Different loads have different needs for power quality. Some loads could take part in active stability regulation disconnecting when load on the grid increases and connecting back when the load on the grid decreases. Some loads cannot be used in power quality regulation as device operation might be disturbed too much or they are just demanded to be connected as much of the time as possible. E.g. loads can be characterised with following table 4.7. Table 4.7. Load priority table. Question Heating Lighting General appliances Life support Can take part in primary power quality regulation? 1 0 0 0

Can take part in secondary power quality regulation in step 1? 1 0 1 0

Can take part in secondary power quality regulation in step 2? 0 0 1 0

Can take part in secondary power quality regulation in step 3? 0 1 1 0

Always online (highest priority) 0 0 0 1 Secondary power quality regulation in the table with three steps means the order of the load groups that are disconnected when other regulation is not enough. Step one loads are disconnected first and then step two and step three if needed.

Islanding level means the percentage of the LV grid that is capable to operate in island mode. Islanding level is one important parameter, which can be used to manage microgrid initial costs. To simplify, islanding level must be at 100% if continuous island operation is wanted to be maintained.
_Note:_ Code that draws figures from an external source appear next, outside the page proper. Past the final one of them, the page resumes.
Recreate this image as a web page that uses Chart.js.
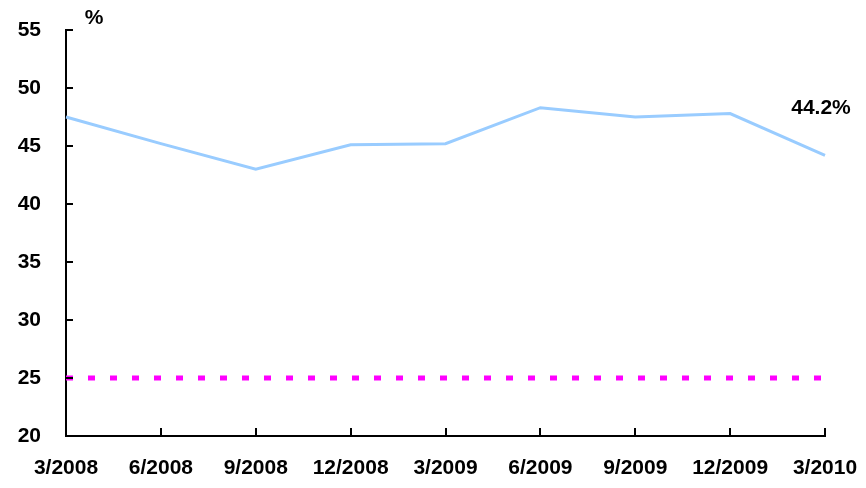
<!DOCTYPE html>
<html>
<head>
<meta charset="utf-8">
<script src="https://cdn.jsdelivr.net/npm/chart.js@4/dist/chart.umd.min.js"></script>
<style>
  html, body { margin: 0; padding: 0; background: #fff; }
  #wrap { width: 866px; height: 488px; }
</style>
</head>
<body>
<div id="wrap"><canvas id="ratio"></canvas></div>
<script>
// quarter labels
const quarters = ['3/2008', '6/2008', '9/2008', '12/2008', '3/2009', '6/2009', '9/2009', '12/2009', '3/2010'];
// main series, %
const ratio = [47.5, 45.2, 43.0, 45.1, 45.2, 48.3, 47.5, 47.8, 44.2];
// reference level, %
const refLevel = [25, 25, 25, 25, 25, 25, 25, 25, 25];
const yTicks = [20, 25, 30, 35, 40, 45, 50, 55];
const lastLabel = '44.2%';

const FONT = '"Liberation Sans", Arial, sans-serif';

// inward tick marks, % unit and end label
const extras = {
  id: 'extras',
  afterDraw(chart) {
    const ctx = chart.ctx;
    const x = chart.scales.x, y = chart.scales.y;
    const a = chart.chartArea;
    ctx.save();
    ctx.strokeStyle = '#000';
    ctx.lineWidth = 2;
    ctx.beginPath();
    yTicks.forEach(v => {
      const py = Math.round(y.getPixelForValue(v));
      ctx.moveTo(a.left, py);
      ctx.lineTo(a.left + 7, py);
    });
    quarters.forEach((q, i) => {
      const px = Math.round(x.getPixelForValue(i));
      ctx.moveTo(px, a.bottom);
      ctx.lineTo(px, a.bottom - 8);
    });
    ctx.stroke();

    ctx.fillStyle = '#000';
    ctx.font = 'bold 21px ' + FONT;
    ctx.textAlign = 'center';
    ctx.textBaseline = 'middle';
    ctx.fillText('%', a.left + 28, a.top - 12);

    const li = ratio.length - 1;
    ctx.fillText(lastLabel, x.getPixelForValue(li) - 4, y.getPixelForValue(ratio[li]) - 47);
    ctx.restore();
  }
};

function noPad(s) {
  s.paddingLeft = 0;
  s.paddingRight = 0;
  s.paddingTop = 0;
  s.paddingBottom = 0;
}

new Chart(document.getElementById('ratio'), {
  type: 'line',
  data: {
    labels: quarters,
    datasets: [{
      data: ratio,
      borderColor: '#99CCFF',
      borderWidth: 3,
      pointRadius: 0,
      tension: 0,
      fill: false
    }, {
      data: refLevel,
      borderColor: '#FF00FF',
      borderWidth: 5,
      borderDash: [7, 15],
      borderCapStyle: 'butt',
      pointRadius: 0,
      fill: false
    }]
  },
  options: {
    responsive: true,
    maintainAspectRatio: false,
    animation: false,
    layout: { padding: { top: 30, right: 41, left: 0, bottom: 0 } },
    plugins: {
      legend: { display: false },
      tooltip: { enabled: false }
    },
    scales: {
      x: {
        offset: false,
        grid: { display: false, drawTicks: false },
        border: { display: true, color: '#000', width: 2 },
        ticks: {
          color: '#000',
          padding: 20,
          maxRotation: 0,
          autoSkip: false,
          font: { family: FONT, size: 21, weight: 'bold' }
        },
        afterFit(s) { s.height = 52; noPad(s); }
      },
      y: {
        min: 20,
        max: 55,
        grid: { display: false, drawTicks: false },
        border: { display: true, color: '#000', width: 2 },
        ticks: {
          stepSize: 5,
          color: '#000',
          padding: 25,
          font: { family: FONT, size: 21, weight: 'bold' }
        },
        afterFit(s) { s.width = 66; noPad(s); }
      }
    }
  },
  plugins: [extras]
});
</script>
</body>
</html>
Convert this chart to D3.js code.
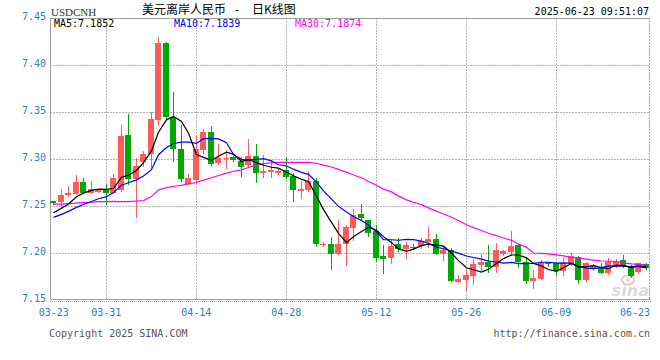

If on the other hand island mode is only a backup solution in case of distribution system is down, lowering islanding level gives cost savings as production and regulation demand is lower.

4.3.7. Summary

Demand side management of a microgrid means that production resources are allocated smartly to loads and information is exchanged between loads, production and storages. Loads can be classified by importance and controllability to help microgrid controller to maintain power quality and to aim for cheaper operation. Customer is one key factor in demand side management and giving simple alternatives for load and resource management is important for a consumer to be active in microgrid management.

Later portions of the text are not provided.